# What is required
The lines from the top of the material below through the line containing "cluster_counts = [319, 43, 220, 51]" are to be printed exactly, with pictures omitted.
↓
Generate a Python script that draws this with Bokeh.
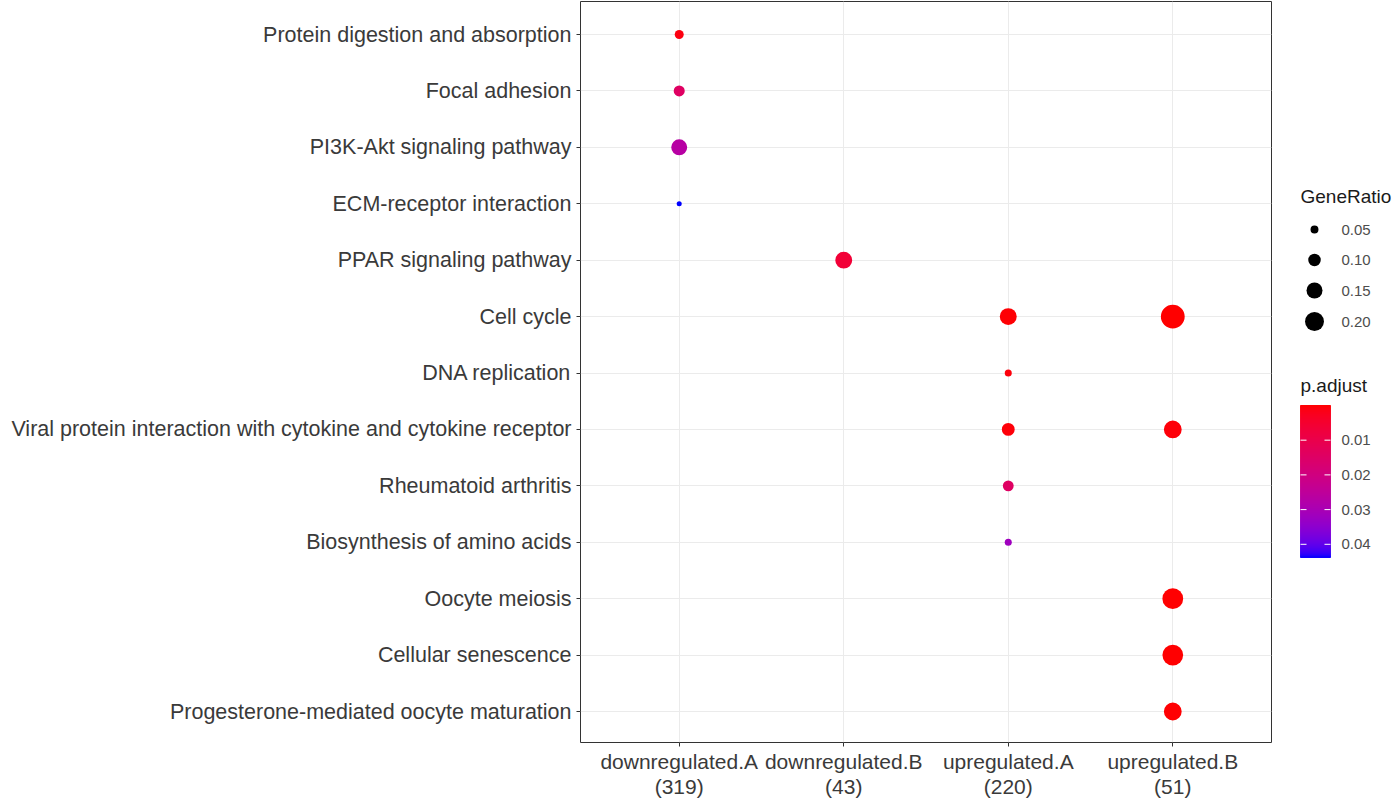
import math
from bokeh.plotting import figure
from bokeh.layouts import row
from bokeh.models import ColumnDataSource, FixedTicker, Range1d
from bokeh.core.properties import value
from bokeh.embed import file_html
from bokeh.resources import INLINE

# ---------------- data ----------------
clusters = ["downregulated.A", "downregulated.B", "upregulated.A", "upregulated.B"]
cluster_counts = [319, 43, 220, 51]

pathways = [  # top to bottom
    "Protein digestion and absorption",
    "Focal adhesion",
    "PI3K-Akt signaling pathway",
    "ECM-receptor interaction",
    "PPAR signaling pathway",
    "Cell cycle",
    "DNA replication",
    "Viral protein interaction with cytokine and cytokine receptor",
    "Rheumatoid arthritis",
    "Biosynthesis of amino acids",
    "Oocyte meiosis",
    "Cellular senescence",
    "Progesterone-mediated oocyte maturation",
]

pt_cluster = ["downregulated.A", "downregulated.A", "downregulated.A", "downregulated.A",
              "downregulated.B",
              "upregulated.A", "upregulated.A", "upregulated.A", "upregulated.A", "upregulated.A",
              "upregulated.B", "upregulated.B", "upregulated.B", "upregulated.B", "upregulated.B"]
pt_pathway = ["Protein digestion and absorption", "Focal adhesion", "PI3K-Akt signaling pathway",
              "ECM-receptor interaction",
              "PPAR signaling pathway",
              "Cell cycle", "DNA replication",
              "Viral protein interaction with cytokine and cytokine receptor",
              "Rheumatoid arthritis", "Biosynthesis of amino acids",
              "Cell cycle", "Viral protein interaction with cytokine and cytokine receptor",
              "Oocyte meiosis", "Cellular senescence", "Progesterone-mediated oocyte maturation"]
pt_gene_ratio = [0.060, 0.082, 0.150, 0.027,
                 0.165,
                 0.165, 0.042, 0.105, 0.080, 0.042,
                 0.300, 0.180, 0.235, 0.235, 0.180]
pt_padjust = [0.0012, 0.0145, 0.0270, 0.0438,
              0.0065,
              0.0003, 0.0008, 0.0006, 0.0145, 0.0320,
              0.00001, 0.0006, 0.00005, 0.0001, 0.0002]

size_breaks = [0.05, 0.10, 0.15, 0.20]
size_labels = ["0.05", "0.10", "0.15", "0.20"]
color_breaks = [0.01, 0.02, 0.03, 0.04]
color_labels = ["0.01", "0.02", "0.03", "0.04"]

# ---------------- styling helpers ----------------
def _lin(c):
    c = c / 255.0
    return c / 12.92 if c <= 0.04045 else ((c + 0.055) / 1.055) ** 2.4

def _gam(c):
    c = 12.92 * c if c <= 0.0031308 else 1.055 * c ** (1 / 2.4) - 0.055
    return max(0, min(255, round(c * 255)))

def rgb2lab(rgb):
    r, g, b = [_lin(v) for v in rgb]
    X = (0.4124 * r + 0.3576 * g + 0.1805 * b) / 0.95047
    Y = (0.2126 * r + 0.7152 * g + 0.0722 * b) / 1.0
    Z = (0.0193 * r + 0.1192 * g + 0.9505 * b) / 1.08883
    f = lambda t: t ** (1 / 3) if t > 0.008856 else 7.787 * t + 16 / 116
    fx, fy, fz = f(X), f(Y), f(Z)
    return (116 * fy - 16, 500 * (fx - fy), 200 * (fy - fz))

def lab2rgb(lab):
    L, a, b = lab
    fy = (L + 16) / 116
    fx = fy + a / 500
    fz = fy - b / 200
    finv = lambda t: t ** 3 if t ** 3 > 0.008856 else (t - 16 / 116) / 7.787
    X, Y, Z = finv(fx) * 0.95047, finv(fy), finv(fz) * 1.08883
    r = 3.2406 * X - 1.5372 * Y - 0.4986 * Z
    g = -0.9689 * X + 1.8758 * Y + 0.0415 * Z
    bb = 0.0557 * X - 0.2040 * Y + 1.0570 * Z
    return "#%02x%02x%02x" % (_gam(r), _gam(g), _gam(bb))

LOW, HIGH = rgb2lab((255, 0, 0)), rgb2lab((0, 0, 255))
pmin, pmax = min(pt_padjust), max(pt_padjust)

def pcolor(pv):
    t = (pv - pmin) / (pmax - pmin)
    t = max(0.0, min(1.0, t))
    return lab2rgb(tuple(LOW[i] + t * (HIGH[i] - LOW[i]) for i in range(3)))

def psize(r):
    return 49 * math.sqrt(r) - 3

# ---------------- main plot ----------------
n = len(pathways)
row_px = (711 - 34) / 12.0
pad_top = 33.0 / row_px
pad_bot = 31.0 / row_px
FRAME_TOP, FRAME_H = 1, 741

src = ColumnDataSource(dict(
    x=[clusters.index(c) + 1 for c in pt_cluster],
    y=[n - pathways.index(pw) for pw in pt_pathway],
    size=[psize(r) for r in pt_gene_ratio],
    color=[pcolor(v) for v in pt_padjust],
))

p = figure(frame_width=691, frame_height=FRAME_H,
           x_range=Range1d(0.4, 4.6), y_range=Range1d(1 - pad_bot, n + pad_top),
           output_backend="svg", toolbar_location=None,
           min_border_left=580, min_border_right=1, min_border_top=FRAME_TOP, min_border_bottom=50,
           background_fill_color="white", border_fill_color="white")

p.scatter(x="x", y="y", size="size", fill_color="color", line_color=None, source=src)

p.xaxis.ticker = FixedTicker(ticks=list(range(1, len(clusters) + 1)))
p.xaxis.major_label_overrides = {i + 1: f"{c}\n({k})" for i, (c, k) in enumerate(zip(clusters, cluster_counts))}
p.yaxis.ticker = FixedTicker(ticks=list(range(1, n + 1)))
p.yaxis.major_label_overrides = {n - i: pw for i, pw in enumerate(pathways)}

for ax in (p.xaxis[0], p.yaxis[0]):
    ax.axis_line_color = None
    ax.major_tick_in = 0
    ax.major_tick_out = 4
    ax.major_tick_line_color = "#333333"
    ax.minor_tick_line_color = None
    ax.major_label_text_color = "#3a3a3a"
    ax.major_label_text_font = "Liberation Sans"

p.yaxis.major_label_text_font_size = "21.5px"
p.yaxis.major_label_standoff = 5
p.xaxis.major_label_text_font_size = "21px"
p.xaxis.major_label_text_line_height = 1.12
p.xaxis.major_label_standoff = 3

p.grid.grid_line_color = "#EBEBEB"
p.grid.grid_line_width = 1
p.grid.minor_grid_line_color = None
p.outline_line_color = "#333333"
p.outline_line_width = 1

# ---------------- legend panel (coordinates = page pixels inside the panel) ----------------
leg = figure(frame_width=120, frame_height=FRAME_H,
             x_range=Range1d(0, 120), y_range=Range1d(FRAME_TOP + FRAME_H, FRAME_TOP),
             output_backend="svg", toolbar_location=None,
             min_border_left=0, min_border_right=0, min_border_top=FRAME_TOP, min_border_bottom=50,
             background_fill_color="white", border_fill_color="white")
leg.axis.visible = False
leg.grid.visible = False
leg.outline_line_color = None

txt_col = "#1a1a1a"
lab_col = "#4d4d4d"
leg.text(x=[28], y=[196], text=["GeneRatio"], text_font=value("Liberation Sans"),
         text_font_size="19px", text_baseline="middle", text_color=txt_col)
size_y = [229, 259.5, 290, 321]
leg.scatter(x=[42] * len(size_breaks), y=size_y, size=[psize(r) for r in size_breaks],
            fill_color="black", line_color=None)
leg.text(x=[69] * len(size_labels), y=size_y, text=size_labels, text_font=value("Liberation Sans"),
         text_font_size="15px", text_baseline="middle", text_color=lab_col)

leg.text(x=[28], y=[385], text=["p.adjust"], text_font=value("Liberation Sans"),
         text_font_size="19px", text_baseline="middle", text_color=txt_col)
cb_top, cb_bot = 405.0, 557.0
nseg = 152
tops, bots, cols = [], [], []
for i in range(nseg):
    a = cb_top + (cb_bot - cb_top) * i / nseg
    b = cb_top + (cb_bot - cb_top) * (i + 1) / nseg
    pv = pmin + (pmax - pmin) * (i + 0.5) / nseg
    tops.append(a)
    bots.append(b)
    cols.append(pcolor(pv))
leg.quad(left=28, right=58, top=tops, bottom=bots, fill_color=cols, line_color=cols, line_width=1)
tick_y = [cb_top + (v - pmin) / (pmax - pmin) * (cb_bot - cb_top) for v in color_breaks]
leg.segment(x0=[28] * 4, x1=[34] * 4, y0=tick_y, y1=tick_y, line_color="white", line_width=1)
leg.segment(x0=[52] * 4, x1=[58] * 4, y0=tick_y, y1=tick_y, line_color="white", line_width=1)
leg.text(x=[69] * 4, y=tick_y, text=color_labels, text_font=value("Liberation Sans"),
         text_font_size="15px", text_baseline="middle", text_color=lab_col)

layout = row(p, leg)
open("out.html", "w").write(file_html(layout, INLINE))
↑
# Reply to the exercise
Generate a Python script that draws this with Bokeh.
import math
from bokeh.plotting import figure
from bokeh.layouts import row
from bokeh.models import ColumnDataSource, FixedTicker, Range1d
from bokeh.core.properties import value
from bokeh.embed import file_html
from bokeh.resources import INLINE

# ---------------- data ----------------
clusters = ["downregulated.A", "downregulated.B", "upregulated.A", "upregulated.B"]
cluster_counts = [319, 43, 220, 51]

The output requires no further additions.